-- Start --

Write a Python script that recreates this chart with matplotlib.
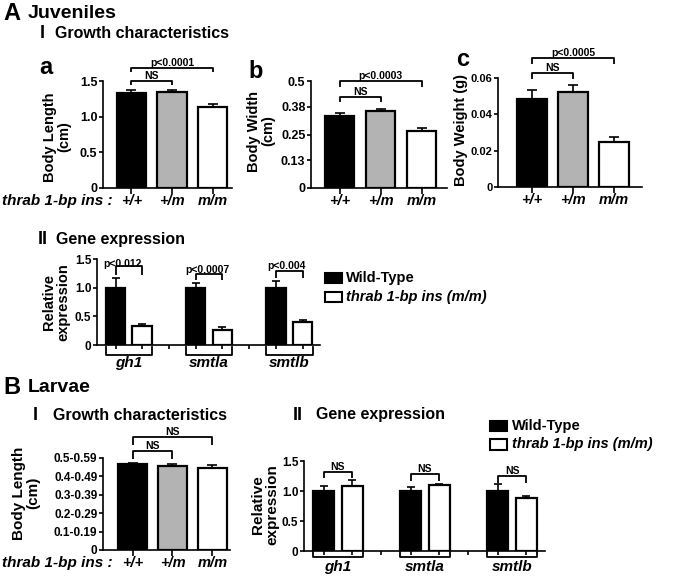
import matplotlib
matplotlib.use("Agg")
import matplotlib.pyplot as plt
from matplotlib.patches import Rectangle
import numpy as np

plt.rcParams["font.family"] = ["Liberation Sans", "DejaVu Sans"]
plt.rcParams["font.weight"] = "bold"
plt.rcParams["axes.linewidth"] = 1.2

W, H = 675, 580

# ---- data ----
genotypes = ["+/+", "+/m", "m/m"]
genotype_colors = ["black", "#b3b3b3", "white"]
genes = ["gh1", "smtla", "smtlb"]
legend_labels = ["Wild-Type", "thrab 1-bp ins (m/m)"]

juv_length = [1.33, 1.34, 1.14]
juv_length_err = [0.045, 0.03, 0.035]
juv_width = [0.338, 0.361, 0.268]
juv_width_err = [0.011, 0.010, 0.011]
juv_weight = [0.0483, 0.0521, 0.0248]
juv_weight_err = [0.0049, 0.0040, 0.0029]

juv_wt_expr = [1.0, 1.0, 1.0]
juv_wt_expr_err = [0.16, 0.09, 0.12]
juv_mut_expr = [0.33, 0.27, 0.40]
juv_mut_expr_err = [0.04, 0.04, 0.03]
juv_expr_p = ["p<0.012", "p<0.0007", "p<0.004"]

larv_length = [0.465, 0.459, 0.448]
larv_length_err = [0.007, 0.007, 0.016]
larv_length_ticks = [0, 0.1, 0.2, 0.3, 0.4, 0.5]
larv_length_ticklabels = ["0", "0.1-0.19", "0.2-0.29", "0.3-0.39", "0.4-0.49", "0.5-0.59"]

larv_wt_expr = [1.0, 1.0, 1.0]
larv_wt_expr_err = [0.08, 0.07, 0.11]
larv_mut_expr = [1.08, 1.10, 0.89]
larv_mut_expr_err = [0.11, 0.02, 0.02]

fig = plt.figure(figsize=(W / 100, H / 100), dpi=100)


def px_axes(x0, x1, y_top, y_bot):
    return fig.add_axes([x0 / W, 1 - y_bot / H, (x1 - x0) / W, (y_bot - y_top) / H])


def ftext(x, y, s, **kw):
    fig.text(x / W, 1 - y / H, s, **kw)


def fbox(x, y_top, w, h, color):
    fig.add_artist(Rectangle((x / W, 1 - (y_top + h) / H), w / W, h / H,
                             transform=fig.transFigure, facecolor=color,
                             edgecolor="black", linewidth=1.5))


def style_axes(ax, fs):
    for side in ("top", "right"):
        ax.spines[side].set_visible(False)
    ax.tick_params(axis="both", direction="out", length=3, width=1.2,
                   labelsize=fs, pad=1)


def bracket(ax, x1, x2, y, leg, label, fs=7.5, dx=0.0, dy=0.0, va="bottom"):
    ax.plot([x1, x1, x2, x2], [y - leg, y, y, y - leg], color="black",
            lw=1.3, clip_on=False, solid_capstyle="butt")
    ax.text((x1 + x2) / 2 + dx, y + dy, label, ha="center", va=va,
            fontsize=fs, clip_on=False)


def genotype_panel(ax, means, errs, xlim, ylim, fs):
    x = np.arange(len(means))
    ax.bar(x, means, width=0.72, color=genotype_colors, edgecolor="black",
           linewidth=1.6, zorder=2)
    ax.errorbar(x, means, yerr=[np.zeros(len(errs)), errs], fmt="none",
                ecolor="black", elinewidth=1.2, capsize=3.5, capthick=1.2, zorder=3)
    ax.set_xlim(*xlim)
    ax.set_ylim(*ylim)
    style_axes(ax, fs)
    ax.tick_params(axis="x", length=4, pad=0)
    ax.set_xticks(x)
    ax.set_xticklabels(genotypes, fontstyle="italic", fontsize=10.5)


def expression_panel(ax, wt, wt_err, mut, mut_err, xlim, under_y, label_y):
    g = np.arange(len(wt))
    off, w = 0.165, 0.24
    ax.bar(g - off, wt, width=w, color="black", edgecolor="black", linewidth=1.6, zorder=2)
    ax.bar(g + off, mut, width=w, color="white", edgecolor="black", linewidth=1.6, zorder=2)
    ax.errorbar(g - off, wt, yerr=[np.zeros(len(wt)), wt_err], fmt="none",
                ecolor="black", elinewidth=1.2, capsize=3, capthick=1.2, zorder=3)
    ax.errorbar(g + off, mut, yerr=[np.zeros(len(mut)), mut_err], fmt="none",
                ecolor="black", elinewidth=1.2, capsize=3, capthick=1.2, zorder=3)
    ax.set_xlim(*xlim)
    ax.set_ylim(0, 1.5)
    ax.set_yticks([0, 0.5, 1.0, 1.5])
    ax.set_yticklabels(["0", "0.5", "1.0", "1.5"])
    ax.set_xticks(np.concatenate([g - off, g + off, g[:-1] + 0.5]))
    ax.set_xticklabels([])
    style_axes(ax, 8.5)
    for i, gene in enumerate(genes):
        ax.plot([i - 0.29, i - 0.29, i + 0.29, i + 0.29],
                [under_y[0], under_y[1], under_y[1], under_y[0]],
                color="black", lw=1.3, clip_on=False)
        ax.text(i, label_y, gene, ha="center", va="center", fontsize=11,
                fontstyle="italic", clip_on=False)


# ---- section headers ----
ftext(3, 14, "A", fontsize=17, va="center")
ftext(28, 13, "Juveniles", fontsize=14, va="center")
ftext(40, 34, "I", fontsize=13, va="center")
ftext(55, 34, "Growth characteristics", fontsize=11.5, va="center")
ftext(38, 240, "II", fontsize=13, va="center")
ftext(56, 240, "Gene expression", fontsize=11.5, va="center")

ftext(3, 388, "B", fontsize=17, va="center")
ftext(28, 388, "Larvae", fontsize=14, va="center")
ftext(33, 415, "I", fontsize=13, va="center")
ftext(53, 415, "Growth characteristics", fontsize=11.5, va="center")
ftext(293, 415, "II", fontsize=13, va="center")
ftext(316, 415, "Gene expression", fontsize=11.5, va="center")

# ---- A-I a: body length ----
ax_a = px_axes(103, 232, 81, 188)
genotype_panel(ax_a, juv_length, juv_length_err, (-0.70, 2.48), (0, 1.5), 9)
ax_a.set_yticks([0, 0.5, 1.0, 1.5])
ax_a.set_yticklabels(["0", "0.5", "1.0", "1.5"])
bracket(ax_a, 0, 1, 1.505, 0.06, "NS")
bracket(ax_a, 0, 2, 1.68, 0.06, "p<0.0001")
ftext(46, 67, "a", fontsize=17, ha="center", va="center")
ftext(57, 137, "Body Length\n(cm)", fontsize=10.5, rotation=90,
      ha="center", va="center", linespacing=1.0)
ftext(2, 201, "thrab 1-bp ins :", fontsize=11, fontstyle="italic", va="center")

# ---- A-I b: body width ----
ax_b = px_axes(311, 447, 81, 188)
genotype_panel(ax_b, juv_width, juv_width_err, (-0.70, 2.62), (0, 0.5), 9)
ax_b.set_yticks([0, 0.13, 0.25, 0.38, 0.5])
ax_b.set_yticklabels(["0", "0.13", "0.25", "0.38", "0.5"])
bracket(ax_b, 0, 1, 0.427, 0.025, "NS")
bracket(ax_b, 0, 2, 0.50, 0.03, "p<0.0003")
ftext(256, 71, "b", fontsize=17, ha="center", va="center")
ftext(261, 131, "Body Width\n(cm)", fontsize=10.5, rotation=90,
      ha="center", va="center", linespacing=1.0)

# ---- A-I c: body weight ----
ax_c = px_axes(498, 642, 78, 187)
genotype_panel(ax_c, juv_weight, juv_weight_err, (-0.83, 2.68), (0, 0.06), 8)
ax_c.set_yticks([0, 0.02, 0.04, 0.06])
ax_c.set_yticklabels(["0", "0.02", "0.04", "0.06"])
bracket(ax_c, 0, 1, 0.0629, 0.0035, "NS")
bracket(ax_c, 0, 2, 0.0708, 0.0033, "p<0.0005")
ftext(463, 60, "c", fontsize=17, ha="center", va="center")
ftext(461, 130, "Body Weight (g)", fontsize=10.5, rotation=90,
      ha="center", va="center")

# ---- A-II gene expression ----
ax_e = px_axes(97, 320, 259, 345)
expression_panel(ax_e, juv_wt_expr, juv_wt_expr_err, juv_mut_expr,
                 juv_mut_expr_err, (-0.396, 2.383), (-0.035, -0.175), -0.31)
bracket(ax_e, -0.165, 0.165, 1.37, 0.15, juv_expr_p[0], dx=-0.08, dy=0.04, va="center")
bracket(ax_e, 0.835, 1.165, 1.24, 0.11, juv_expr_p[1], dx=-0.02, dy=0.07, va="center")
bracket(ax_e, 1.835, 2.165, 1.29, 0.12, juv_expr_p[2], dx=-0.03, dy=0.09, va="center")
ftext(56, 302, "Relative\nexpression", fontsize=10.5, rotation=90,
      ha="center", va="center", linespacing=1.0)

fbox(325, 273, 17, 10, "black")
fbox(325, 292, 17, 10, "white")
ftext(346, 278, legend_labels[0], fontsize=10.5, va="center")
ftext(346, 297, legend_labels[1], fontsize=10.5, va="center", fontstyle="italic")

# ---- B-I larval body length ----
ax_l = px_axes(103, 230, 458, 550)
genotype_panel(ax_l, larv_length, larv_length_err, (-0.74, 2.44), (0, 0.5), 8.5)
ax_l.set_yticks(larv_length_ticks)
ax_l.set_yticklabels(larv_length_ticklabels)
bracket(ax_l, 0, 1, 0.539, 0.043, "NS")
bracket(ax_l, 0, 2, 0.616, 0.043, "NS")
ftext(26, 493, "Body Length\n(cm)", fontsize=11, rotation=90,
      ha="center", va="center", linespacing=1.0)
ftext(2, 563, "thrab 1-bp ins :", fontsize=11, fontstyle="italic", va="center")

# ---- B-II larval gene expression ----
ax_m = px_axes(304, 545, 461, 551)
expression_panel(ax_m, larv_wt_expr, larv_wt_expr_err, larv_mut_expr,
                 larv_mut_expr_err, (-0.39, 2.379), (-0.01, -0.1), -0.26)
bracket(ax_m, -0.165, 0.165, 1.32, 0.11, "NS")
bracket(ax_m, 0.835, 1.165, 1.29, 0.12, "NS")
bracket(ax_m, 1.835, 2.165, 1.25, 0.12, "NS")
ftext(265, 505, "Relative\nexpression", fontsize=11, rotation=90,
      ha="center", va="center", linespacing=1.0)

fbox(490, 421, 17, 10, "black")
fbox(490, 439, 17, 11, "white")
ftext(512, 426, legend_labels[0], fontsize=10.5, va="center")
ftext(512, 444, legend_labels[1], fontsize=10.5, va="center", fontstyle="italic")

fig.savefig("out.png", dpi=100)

-- End --
-- Start --

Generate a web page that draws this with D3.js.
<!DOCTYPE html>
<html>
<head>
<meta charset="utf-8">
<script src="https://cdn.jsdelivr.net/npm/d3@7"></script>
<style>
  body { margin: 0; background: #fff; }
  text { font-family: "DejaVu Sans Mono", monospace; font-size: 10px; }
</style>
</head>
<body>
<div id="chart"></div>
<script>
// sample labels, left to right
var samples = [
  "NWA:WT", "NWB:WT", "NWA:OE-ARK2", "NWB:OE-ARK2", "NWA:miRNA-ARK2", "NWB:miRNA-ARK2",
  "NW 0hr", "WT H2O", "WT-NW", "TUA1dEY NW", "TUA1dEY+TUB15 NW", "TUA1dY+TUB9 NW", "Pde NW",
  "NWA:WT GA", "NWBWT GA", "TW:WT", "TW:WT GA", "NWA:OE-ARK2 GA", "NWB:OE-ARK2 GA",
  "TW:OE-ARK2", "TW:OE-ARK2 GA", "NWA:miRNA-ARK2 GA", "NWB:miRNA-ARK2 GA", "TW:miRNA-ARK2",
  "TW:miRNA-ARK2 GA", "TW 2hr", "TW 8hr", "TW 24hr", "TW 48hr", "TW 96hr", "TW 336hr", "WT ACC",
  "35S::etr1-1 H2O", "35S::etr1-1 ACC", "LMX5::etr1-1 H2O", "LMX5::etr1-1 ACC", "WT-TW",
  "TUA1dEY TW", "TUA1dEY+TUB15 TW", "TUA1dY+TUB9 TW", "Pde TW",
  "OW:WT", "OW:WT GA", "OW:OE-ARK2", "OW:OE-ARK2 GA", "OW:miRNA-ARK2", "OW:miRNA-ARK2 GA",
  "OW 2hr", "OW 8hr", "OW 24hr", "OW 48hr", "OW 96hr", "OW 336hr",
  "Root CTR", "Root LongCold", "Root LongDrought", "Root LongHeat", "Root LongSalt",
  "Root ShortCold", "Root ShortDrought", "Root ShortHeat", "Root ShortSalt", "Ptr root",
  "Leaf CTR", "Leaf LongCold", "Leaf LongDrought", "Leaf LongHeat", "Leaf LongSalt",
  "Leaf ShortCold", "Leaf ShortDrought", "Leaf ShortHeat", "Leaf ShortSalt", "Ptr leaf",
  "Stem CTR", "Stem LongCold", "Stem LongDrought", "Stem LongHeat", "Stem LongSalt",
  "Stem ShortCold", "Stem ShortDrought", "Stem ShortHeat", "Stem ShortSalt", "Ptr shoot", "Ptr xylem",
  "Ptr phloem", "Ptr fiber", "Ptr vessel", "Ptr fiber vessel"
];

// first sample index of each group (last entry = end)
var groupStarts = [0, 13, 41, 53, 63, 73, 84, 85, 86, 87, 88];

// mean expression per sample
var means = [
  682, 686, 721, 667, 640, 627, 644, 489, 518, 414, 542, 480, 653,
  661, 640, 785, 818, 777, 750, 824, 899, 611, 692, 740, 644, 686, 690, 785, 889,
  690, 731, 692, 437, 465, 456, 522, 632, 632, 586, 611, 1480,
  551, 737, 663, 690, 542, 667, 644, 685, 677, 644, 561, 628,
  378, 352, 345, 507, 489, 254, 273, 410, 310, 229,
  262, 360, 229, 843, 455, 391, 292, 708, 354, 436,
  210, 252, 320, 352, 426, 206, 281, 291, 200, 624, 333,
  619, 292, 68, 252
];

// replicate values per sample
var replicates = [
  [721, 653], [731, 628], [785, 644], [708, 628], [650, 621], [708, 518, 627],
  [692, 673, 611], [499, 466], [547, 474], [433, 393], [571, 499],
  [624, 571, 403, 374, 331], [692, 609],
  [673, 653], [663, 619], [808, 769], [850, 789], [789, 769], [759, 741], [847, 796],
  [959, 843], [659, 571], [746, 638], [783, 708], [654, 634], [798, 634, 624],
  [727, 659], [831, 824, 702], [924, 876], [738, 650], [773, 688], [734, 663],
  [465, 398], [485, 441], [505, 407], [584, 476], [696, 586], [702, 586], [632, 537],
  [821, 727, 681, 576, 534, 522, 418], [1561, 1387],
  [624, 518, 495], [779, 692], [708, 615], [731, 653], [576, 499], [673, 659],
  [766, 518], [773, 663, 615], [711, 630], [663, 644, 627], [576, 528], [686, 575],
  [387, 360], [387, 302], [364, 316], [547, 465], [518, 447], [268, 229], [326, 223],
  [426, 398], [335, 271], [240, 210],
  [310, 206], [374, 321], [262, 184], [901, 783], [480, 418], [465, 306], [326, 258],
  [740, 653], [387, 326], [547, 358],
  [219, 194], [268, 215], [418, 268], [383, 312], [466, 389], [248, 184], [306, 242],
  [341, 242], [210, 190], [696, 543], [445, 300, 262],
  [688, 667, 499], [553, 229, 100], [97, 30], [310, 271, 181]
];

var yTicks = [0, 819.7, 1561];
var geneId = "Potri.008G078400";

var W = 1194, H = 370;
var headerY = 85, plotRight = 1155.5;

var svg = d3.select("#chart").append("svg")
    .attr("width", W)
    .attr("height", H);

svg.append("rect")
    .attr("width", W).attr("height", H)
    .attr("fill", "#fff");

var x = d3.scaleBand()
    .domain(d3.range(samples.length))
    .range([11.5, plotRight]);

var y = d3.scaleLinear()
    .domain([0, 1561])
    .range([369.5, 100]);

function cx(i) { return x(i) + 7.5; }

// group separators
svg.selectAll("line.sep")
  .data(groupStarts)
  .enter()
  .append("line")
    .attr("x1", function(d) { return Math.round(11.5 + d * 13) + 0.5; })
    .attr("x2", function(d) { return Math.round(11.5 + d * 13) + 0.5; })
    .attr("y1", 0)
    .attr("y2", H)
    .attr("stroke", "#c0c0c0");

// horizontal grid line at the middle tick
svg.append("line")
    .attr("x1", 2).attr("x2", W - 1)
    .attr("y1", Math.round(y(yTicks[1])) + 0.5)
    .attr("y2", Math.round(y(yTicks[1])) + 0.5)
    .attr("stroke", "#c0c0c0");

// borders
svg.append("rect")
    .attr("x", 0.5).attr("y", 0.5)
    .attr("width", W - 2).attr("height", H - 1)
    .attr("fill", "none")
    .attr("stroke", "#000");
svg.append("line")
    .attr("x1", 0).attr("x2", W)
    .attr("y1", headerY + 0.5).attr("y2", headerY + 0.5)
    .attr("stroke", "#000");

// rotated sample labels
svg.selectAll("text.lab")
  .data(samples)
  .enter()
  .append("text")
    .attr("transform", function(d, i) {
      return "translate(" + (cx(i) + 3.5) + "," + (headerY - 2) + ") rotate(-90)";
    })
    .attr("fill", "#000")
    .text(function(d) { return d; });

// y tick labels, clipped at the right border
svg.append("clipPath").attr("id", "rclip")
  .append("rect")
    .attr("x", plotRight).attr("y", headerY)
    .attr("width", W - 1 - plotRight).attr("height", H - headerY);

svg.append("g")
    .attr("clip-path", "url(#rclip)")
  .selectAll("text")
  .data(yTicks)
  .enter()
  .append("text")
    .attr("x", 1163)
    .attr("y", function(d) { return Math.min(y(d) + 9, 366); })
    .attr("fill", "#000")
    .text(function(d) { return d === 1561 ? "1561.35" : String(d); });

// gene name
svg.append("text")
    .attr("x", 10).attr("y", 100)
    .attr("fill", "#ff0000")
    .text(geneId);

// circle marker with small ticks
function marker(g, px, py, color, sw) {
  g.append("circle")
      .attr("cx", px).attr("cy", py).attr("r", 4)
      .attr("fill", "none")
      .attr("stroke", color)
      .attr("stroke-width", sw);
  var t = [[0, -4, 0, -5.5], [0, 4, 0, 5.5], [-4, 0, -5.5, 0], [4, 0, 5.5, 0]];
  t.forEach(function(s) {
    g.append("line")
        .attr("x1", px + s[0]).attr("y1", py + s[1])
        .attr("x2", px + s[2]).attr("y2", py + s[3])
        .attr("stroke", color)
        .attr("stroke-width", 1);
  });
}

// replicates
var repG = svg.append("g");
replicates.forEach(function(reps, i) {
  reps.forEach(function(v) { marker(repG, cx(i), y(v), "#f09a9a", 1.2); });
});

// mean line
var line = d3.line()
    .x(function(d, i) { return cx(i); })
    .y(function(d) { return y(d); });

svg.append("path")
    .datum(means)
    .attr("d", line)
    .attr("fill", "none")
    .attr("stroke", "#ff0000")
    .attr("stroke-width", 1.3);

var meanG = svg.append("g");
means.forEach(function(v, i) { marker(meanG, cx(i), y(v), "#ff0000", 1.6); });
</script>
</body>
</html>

-- End --

What is expected: Transcribe, leaving out pictures, each line from the one containing "Write a Python" through the one containing "import numpy as np".

Full response:
Write a Python script that recreates this chart with matplotlib.
import matplotlib
matplotlib.use("Agg")
import matplotlib.pyplot as plt
from matplotlib.patches import Rectangle
import numpy as np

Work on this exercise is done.